What Causes Changes in Stockholder Equity?

When you own shares in a publicly held corporation, the equity figures provided in its financial statements are the company's accounting of what currently "belongs" to you and your fellow shareholders. Equity has three parts: contributed capital, retained earnings and other comprehensive income. A change in any results in a change to stockholders' equity.

Sales of Stock

The "contributed capital" segment of stockholders' equity represents how much money the company has received from selling stock to the public. If a company sells 1 million shares for $20 a piece, then contributed capital -- and thus equity -- increases by $20 million. Understand that this applies only to the company's sales of its own stock. When you buy a share of stock on the open market, you're almost invariably buying it from another investor, not the company itself. The money you pay doesn't go to the company. This is why day-to-day increases or decreases in the market price of shares have no effect on a company's stockholders' equity.

Stock Repurchases

Just as stockholders' equity increases when a company sells stock, it decreases when that company buys stock back from the public. A company repurchasing shares is essentially giving money -- equity -- back to the stockholders. If the company buys back 1 million shares for $20 apiece, the company reports that value as a $20 million offset to contributed capital, thus reducing equity. If and when the company resells those "treasury" shares, contributed capital and equity go back up by whatever price the company got for them.

Profits and Losses

The retained earnings portion of stockholders' equity is simply all the profits the company has accumulated over the years, minus all the losses. If the company reports a $20 million profit and doesn't pay out a dividend, then retained earnings -- and thus equity -- increases by $20 million. Dividends to shareholders represent profits "intercepted" on their way to retained earnings.

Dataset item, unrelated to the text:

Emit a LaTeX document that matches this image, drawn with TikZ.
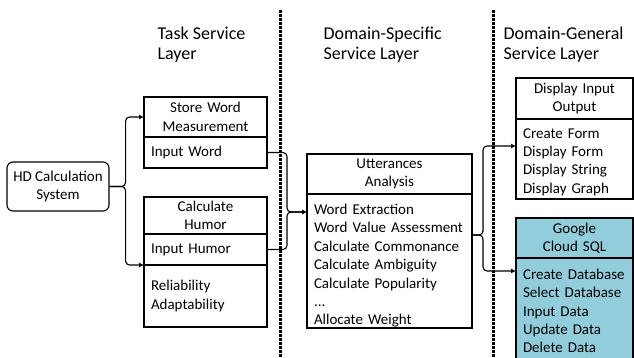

If a company reports a $20 million profit and pays $5 million in dividends, then equity increases by only $15 million, and a company that posted a $20 million loss in a year would see its equity decline by $20 million.

Adjustments to AOCI

Accounting rules allow companies to recognize some "paper" gains as increases in stockholders' equity. It's a way to show profits that the company has made but not yet realized or "locked in." These show up in equity as "accumulated other comprehensive income." Changes in the value of assets because of fluctuations in currency exchange rates get reported in AOCI. So do increases in the market value of certain securities that the company is holding on its books. These and other miscellaneous gains are held in AOCI until the company actually realizes them as profit, in which case they flow to retained earnings.